A inteligência artificial tornou-se um destes sinais. Seu uso em um produto sinaliza avanço tecnológico, modernidade e sofisticação, ainda que esses atributos não sejam tangíveis. Uma calça cujo corte, caimento ou tecido tenha sido desenvolvido com IA é diferente, por exemplo, de um eletrodoméstico onde o consumidor pode apenas colocar os mais disparatados ingredientes e cozinhar um prato. A diferença está na evidência concreta do benefício.

Há exemplos claros de produtos que acoplam IA para diferenciação. A startup americana Eight Sleep criou uma capa de colchão com inteligência artificial que monitora o sono, esquenta conforme as necessidades, vibra e tem efeitos sonoros. Os dados são enviados para a nuvem e criam um boletim de saúde do sono. Tudo por módicos 27 mil reais, mais uma assinatura mensal.

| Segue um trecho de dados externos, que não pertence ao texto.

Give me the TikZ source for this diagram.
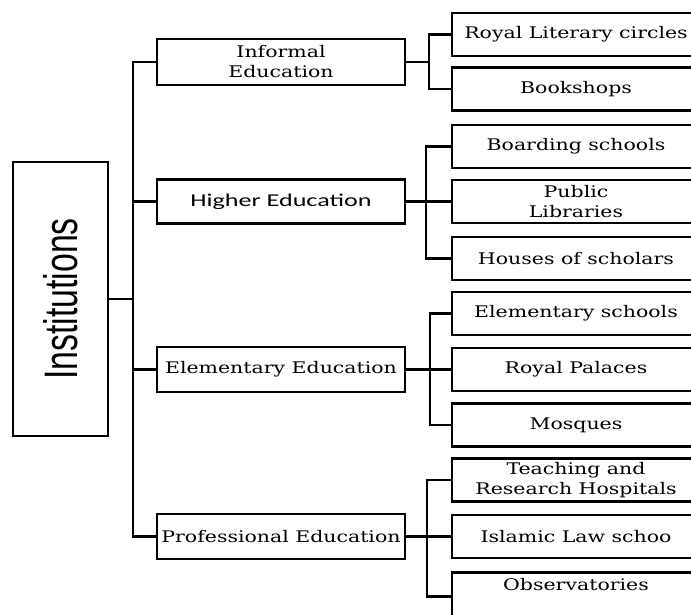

Mas isso vale para todos os mercados? A resposta é não. Saúde, serviços advocatícios, todos os serviços pessoais, tendem a rejeitar, ao menos por ora, a intervenção da tecnologia como mediadora. Um médico pode até usar inteligência artificial. Mas dizer que usa a tecnologia não o torna melhor médico. Pacientes querem atenção humana. Já educação pode ser um vetor contrário. Caso a inteligência artificial se infiltre nas salas de aula de forma desregrada, corre-se o risco de normalizar uma credibilidade cega, como já acontece em certas dinâmicas das redes sociais.

Por ora, a inteligência artificial vem se firmando como argumento de marketing. Com o passar do tempo, será avaliada de forma mais consistente pelo benefício tangível que entrega. Mas isso pode demorar.

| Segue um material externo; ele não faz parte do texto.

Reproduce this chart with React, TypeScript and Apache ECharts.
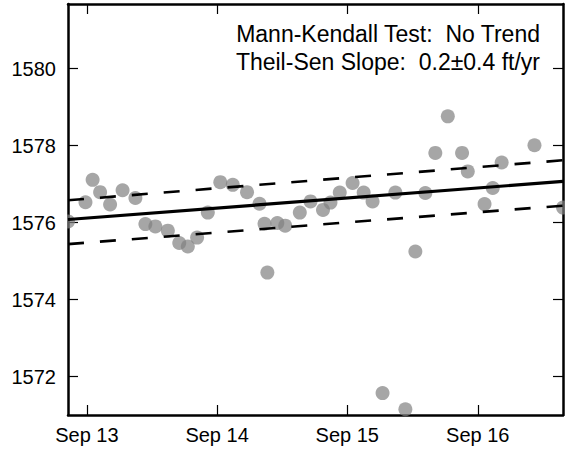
import React, { useEffect, useRef } from "react";
import * as echarts from "echarts";

const sampleDates = [
  "2013-07-10", "2013-08-28", "2013-09-17", "2013-10-08", "2013-11-05", "2013-12-10",
  "2014-01-15", "2014-02-12", "2014-03-12", "2014-04-16", "2014-05-18", "2014-06-11",
  "2014-07-07", "2014-08-06", "2014-09-10", "2014-10-15", "2014-11-24", "2014-12-29",
  "2015-01-12", "2015-01-20", "2015-02-17", "2015-03-11", "2015-04-21", "2015-05-21",
  "2015-06-25", "2015-07-16", "2015-08-11", "2015-09-16", "2015-10-17", "2015-11-11",
  "2015-12-09", "2016-01-14", "2016-02-11", "2016-03-10", "2016-04-07", "2016-05-05",
  "2016-06-09", "2016-07-19", "2016-08-04", "2016-09-20", "2016-10-13", "2016-11-07",
  "2017-02-07", "2017-04-28",
];
const waterLevels = [
  1576.03, 1576.53, 1577.11, 1576.79, 1576.47, 1576.84,
  1576.64, 1575.96, 1575.90, 1575.79, 1575.47, 1575.38,
  1575.61, 1576.26, 1577.05, 1576.98, 1576.79, 1576.49,
  1575.97, 1574.70, 1575.99, 1575.92, 1576.26, 1576.55,
  1576.33, 1576.52, 1576.78, 1577.03, 1576.78, 1576.55,
  1571.57, 1576.78, 1571.15, 1575.25, 1576.77, 1577.81,
  1578.76, 1577.81, 1577.33, 1576.48, 1576.90, 1577.56,
  1578.01, 1576.39,
];
// Theil-Sen trend and confidence bounds: values at start and end dates
const lineDates = ["2013-07-10", "2017-04-28"];
const trendLine = [1576.08, 1577.07];
const upperBound = [1576.58, 1577.62];
const lowerBound = [1575.44, 1576.44];

const xTickDates = ["2013-09-01", "2014-09-01", "2015-09-01", "2016-09-01"];
const yTicks = [1572, 1574, 1576, 1578, 1580];
const yMin = 1571.0;
const yMax = 1581.68;

const annotation1 = "Mann-Kendall Test:  No Trend";
const annotation2 = "Theil-Sen Slope:  0.2\u00b10.4 ft/yr";

const MONTHS = ["Jan", "Feb", "Mar", "Apr", "May", "Jun", "Jul", "Aug", "Sep", "Oct", "Nov", "Dec"];
const toTs = (s: string) => {
  const [y, m, d] = s.split("-").map(Number);
  return Date.UTC(y, m - 1, d);
};

export default function App() {
  const ref = useRef<HTMLDivElement>(null);
  useEffect(() => {
    if (!ref.current) return;
    const chart = echarts.init(ref.current, null, { renderer: "svg" });
    const font = "'Liberation Sans', Arial, Helvetica, sans-serif";
    const xMin = toTs(lineDates[0]);
    const xMax = toTs(lineDates[1]);
    const xTicks = xTickDates.map(toTs);
    const tickStyle = { show: true, inside: true, length: 10, lineStyle: { color: "#000", width: 1.2 } };
    const lineOf = (vals: number[]) => lineDates.map((d, i) => [toTs(d), vals[i]]);
    chart.setOption({
      animation: false,
      backgroundColor: "#fff",
      grid: { left: 68, right: 2, top: 4, bottom: 35, containLabel: false },
      xAxis: [
        {
          type: "value",
          min: xMin,
          max: xMax,
          position: "bottom",
          splitLine: { show: false },
          axisLine: { show: true, onZero: false, lineStyle: { color: "#000", width: 2.5 } },
          axisTick: { ...tickStyle, customValues: xTicks },
          axisLabel: {
            customValues: xTicks,
            margin: 10,
            fontSize: 20,
            color: "#000",
            fontFamily: font,
            formatter: (v: number) => {
              const d = new Date(v);
              return MONTHS[d.getUTCMonth()] + " " + String(d.getUTCFullYear()).slice(2);
            },
          },
        },
        {
          type: "value",
          min: xMin,
          max: xMax,
          position: "top",
          splitLine: { show: false },
          axisLine: { show: true, onZero: false, lineStyle: { color: "#000", width: 2.5 } },
          axisTick: { ...tickStyle, customValues: xTicks },
          axisLabel: { show: false },
        },
      ],
      yAxis: [
        {
          type: "value",
          min: yMin,
          max: yMax,
          position: "left",
          splitLine: { show: false },
          axisLine: { show: true, onZero: false, lineStyle: { color: "#000", width: 2.5 } },
          axisTick: { ...tickStyle, customValues: yTicks },
          axisLabel: {
            customValues: yTicks,
            margin: 12,
            fontSize: 20,
            color: "#000",
            fontFamily: font,
            formatter: (v: number) => String(Math.round(v)),
          },
        },
        {
          type: "value",
          min: yMin,
          max: yMax,
          position: "right",
          splitLine: { show: false },
          axisLine: { show: true, onZero: false, lineStyle: { color: "#000", width: 2.5 } },
          axisTick: { ...tickStyle, customValues: yTicks },
          axisLabel: { show: false },
        },
      ],
      series: [
        {
          type: "scatter",
          data: sampleDates.map((d, i) => [toTs(d), waterLevels[i]]),
          symbol: "circle",
          symbolSize: 14,
          itemStyle: { color: "#808080", opacity: 0.7 },
          clip: true,
          z: 2,
        },
        {
          type: "line",
          data: lineOf(trendLine),
          symbol: "none",
          lineStyle: { color: "#000", width: 3.2 },
          z: 3,
        },
        {
          type: "line",
          data: lineOf(upperBound),
          symbol: "none",
          lineStyle: { color: "#000", width: 2.6, type: [16, 16] },
          z: 3,
        },
        {
          type: "line",
          data: lineOf(lowerBound),
          symbol: "none",
          lineStyle: { color: "#000", width: 2.6, type: [16, 16] },
          z: 3,
        },
      ],
      graphic: [
        {
          type: "rect",
          shape: { x: 56, y: 205, width: 11, height: 32 },
          style: { fill: "#fff" },
          z: 50,
        },
        {
          type: "text",
          x: 540,
          y: 34,
          style: {
            text: annotation1,
            fontSize: 23,
            fontFamily: font,
            fill: "#000",
            textAlign: "right",
            textVerticalAlign: "middle",
          },
          z: 60,
        },
        {
          type: "text",
          x: 540,
          y: 62,
          style: {
            text: annotation2,
            fontSize: 23,
            fontFamily: font,
            fill: "#000",
            textAlign: "right",
            textVerticalAlign: "middle",
          },
          z: 60,
        },
      ],
    });
    return () => chart.dispose();
  }, []);
  return (
    <div
      ref={ref}
      style={{ position: "fixed", left: 0, top: 0, width: 565, height: 450, background: "#fff" }}
    />
  );
}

Essa disputa, no entanto, não é nova. Desde sempre, marcas buscam ser as primeiras na mente do consumidor, ocupar um território simbólico único e duradouro. Nesse jogo, a inteligência artificial pode até ser um diferencial, mas precisa estar a serviço de uma velha conhecida do marketing: a comunicação capaz de transformar tecnologia em argumento exclusivo, reconhecível e, sobretudo, memorável.